I had an interesting case recently. The customer dealing with large MySQL data warehouse had the table which was had data merged into it with INSERT ON DUPLICATE KEY UPDATE statements. The performance was extremely slow. I turned out it is caused by hundreds of daily partitions created for this table. What is the most interesting (and surprising) not every statement is affected equally as you can see from the benchmarks above:
I got the following test table created:
CREATE TABLE `p10` ( `id` int(10) unsigned NOT NULL, `c` int(10) unsigned NOT NULL, PRIMARY KEY (`id`), KEY(c) ) ENGINE=InnoDB PARTITION BY RANGE(id) ( PARTITION p100000 VALUES LESS THAN(100001), PARTITION p200000 VALUES LESS THAN(200001), PARTITION p300000 VALUES LESS THAN(300001), PARTITION p400000 VALUES LESS THAN(400001), PARTITION p500000 VALUES LESS THAN(500001), PARTITION p600000 VALUES LESS THAN(600001), PARTITION p700000 VALUES LESS THAN(700001), PARTITION p800000 VALUES LESS THAN(800001), PARTITION p900000 VALUES LESS THAN(900001), PARTITION p1000000 VALUES LESS THAN(1000001) );
I used MySQL 5.1.41 for my tests increasing buffer pool to 1G and log file size to 128M so all data is comfortably in memory.
I ranged number of partitions from 1 to 1000 and loaded the table with 1000000 of sequential values from 1 to 1million (the C column was set same as ID column) using bulk insert statements – 1000 rows in each.
Loading the data was taking 9 seconds for 1 partitions, 10 seconds for 10 partitions, 16 seconds for 100 partitions and 23 seconds for 1000 partitions, which means it slows down 2.5 times as number of partitions increases to 1000.
This regression is somethat surprising as in reality only 1 (max 2) partitions got data inserted to them per insert statement.
As I tested the UPDATE path on INSERT OF DUPLICATE KEY UPDATE (adding ON DUPLICATE KEY UPDATE set c=c+1 to my bulk inserts) the regression became even larger.

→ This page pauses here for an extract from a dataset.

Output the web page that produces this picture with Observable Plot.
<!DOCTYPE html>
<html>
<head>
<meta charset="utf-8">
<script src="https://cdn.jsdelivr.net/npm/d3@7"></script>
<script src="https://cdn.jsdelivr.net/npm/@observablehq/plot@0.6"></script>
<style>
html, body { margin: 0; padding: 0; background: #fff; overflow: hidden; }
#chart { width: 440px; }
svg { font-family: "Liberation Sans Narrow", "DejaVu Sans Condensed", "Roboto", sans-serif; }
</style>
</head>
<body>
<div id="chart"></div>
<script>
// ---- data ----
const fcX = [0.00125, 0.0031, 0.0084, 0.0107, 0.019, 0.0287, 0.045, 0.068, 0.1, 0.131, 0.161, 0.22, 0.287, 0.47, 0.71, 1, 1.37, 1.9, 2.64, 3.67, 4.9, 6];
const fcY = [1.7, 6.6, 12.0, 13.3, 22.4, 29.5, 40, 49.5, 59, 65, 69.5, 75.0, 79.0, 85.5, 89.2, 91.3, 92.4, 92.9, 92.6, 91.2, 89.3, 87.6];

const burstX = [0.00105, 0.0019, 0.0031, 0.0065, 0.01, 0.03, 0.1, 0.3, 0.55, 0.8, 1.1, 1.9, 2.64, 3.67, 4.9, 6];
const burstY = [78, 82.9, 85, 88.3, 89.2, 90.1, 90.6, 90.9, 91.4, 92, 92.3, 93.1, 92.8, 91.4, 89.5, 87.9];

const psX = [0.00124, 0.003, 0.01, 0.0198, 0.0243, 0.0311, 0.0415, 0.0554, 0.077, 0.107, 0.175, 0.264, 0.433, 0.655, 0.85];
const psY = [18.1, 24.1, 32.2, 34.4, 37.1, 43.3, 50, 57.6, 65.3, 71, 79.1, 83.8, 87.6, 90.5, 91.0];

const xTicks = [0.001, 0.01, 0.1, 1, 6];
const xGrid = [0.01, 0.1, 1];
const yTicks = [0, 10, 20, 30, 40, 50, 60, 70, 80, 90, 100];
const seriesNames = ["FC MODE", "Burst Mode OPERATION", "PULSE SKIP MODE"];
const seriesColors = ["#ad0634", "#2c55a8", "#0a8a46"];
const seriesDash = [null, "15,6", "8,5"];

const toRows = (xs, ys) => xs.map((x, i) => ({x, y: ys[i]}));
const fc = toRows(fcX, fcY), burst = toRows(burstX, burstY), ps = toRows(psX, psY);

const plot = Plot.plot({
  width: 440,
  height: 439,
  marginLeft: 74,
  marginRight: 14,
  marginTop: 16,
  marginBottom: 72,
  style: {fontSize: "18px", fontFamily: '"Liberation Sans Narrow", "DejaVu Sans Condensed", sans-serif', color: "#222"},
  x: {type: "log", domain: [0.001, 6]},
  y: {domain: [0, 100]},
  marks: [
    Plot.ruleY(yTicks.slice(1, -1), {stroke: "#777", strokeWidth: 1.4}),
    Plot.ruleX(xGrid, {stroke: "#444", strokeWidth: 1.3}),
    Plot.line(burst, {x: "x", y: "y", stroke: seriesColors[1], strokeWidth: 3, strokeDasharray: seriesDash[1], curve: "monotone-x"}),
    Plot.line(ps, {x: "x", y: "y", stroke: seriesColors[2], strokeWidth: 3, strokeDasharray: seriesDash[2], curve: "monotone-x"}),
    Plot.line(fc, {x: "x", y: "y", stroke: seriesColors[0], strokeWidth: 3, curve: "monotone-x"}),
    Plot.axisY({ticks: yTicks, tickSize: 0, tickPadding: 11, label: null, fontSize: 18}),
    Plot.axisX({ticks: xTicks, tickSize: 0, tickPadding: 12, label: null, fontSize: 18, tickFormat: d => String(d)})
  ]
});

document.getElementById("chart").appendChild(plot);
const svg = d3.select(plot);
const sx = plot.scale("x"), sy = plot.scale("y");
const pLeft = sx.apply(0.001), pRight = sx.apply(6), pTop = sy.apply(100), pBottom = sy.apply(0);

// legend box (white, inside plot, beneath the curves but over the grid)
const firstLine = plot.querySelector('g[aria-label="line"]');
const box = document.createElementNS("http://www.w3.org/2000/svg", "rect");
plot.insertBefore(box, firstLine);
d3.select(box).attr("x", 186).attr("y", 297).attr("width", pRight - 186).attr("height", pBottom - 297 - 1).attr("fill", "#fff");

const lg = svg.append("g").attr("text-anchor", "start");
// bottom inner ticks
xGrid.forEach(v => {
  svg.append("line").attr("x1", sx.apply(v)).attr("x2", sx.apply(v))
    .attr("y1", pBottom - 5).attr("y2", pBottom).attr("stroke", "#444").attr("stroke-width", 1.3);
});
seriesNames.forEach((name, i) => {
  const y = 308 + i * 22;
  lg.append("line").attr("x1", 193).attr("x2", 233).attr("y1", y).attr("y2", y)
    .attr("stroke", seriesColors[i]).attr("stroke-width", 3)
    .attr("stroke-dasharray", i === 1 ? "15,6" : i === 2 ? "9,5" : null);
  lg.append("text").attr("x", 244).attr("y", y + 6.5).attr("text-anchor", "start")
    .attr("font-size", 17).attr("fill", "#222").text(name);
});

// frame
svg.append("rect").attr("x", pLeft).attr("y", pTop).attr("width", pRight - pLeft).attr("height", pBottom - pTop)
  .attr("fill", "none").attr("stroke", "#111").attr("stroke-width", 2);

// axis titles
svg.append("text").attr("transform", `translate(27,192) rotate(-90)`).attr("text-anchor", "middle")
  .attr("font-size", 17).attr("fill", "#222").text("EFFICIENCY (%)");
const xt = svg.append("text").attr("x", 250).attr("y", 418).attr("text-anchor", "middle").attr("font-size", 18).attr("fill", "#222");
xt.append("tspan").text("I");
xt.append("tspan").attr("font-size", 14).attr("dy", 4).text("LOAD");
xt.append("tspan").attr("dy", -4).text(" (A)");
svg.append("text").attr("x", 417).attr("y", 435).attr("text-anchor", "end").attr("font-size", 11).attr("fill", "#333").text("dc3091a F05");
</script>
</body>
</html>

1 partition insert took 50 seconds to complete, 10 partitions 52, 100 partitions 72, 1000 partitions 290 seconds. The performance loss with large number of partitions is about 6 times in this case and the pattern is a bit different – the slowdown becomes drastic as we go from 100 to 1000 partitions – about 4 times compared to only 1.5 times slow down for the same case with just insert.
The difference grows even larger if we remove index on column C – the “UPDATE” part of INSERT ON DUPLICATE KEY UPDATE completes in 22 seconds for 1 partition and 250 for 1000 partitions – which is over 10x difference.
Both MyISAM and Innodb are affected by this issue. The Update path for MyISAM without indexes took 10 seconds for 1 partition vs 52 seconds for 1000 partitions (the table_cache was warm for this test)
I had couple of suspects in this case – is this the “setup” overhead of statement opening all partitions for execution or is this “per row” overhead. To check this I ran the statements with different number of rows in the batch. With 100 rows per batch and with 10000 rows per batch performance was not significantly different from 1000 rows per batch so I conclude this is per row overhead.
This test gives other rather interesting data point – it looks like updates in Innodb for CPU bound workloads can be as much as 5 times slower than inserts – which is quite a difference.
CONCLUSION: This is interesting topic and I should do more tests on this. In the meanwhile the data point is simple – be careful with number of partitions you use. Creating unused partitions for future use may cost you. From this benchmarks the performance remains reasonable with about 100 partitions (which is reasonable number for most applications) though I would expect numbers to be significantly workload dependent.